Lest I sound like I’m sitting here griping about cultural vegetables after yesterday’s post and today’s which include similar conclusions about films that are rather different, but have been pigeonholed similarly for the purposes of the American market. There are certainly past examples of my enjoying films that don’t fit the Classical Hollywood Style to a great extent. Perhaps the most noticeable over the past few years has been this film. So what is it here that rings a bit hollow.

Jorge (Daniel Candia) middle-class family man whose neighborhood has become overrun by a fringe class of street thugs. Jorge’s teenage son, Jorgito (Ariel Mateluna), boldly tries to stand up for his father, which only serves to unleash the bully’s terrorizing reign of threats upon the family. Jorge and his wife, Martha (Alejandra Yañez), seek protection from the legal system but they remain vulnerable. As Jorge’s family suffers from fear and humiliating anguish, the situation paints him as a deficient patriarch-until he’s cornered into defending what’s his.

Much of this is established before the thrust of the film is embarked upon, this being incited by the thug, Kalule (Daniel Antivilo), being released from prison. The initial set-up is simple and quietly menacing, the inability of conventional means to stop this crook is predictable and lacking drama. It merely being a table-setting scene makes it OK the decisions later on are where the lack of impact is felt.

The reason this is so is that there is a very naturalistic, visually distant, abundantly real-time approach to the proceeding following the zenith of suspense in the film. The film does not quite fall into a paint-by-numbers approach but it instead realities instead on the realities of a not entirely unique scenario to build the impact and staunchly refuses non-diegetic amplification of stakes and emotions consciously.

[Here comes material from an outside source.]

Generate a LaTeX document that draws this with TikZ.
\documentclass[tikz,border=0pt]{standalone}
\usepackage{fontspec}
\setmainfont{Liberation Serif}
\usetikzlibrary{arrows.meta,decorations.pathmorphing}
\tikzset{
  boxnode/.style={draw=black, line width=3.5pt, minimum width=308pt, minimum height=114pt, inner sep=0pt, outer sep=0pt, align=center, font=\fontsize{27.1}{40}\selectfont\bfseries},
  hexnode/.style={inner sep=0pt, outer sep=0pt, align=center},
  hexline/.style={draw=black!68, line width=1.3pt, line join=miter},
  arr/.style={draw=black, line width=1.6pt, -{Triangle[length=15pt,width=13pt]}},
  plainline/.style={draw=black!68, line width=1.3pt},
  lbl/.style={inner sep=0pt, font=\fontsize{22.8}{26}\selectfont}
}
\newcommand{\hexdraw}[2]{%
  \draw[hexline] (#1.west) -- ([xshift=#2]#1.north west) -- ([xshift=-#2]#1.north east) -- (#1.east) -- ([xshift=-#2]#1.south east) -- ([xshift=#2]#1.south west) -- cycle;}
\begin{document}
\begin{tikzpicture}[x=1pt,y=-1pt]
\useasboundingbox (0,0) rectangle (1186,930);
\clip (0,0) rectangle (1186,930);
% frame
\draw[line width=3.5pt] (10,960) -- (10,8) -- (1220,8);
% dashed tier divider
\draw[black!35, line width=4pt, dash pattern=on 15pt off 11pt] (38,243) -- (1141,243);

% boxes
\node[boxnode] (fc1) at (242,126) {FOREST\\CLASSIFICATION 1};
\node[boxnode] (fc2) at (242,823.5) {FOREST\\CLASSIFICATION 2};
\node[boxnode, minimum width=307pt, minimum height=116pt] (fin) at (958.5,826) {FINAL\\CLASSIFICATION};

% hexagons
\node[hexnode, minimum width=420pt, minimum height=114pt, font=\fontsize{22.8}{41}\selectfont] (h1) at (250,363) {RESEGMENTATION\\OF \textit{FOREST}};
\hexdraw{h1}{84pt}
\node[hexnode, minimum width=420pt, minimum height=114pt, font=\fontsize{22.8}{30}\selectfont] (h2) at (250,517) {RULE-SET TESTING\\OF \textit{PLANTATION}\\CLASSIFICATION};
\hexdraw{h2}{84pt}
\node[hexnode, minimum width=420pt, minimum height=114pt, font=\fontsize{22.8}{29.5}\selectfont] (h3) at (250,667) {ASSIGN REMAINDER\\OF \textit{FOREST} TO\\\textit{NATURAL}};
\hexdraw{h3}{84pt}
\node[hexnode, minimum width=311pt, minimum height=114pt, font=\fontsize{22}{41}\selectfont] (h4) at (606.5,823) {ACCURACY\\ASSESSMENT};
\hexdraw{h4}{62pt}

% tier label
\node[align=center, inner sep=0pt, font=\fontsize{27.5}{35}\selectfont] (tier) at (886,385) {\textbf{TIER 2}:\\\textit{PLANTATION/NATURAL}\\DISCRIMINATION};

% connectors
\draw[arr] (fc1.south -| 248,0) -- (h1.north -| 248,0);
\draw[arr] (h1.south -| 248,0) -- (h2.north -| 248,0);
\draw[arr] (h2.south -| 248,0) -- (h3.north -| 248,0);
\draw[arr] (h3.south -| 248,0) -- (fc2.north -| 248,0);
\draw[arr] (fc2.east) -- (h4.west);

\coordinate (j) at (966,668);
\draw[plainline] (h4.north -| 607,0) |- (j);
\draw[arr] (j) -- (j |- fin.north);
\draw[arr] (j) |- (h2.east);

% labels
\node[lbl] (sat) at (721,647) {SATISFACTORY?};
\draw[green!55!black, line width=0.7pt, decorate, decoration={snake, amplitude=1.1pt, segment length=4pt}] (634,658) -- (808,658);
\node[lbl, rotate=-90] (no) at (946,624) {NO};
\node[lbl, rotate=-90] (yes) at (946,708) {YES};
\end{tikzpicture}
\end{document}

Which mean the soundtrack is natural or sound effects lacking score wherever possible. The wide shot, all-too-absent from most cinema is in the forefront seeking to communicate the time and space Jorge has to interact with as he copes with his decisions.

Aberrant event in his nature aside the film tries to work with this reverse notion of the break in the routine occurring early and the change in tenor it takes later. Compare this (again if you will) to something like Cannibal the mundane carries wait because the quotidian activities of that protagonist are typically far out of the norm. Here the return of the norm post departure is not heightened nearly as much.

Thus, it should be clear that as a thriller it does not work in my estimation. Does it work then as a drama, especially considering the fact that drama is the foundation of all other genres? It comes closer but it ends in such a way such that it doesn’t fully explore its potential and instead leaves one wondering about the form of the story wondering: as it’s based on real events, would it not work better as a documentary? To not try and implement my own creativity on the film I acknowledge it comes close, but for the approach taken it felt it lacked a button to fully connect.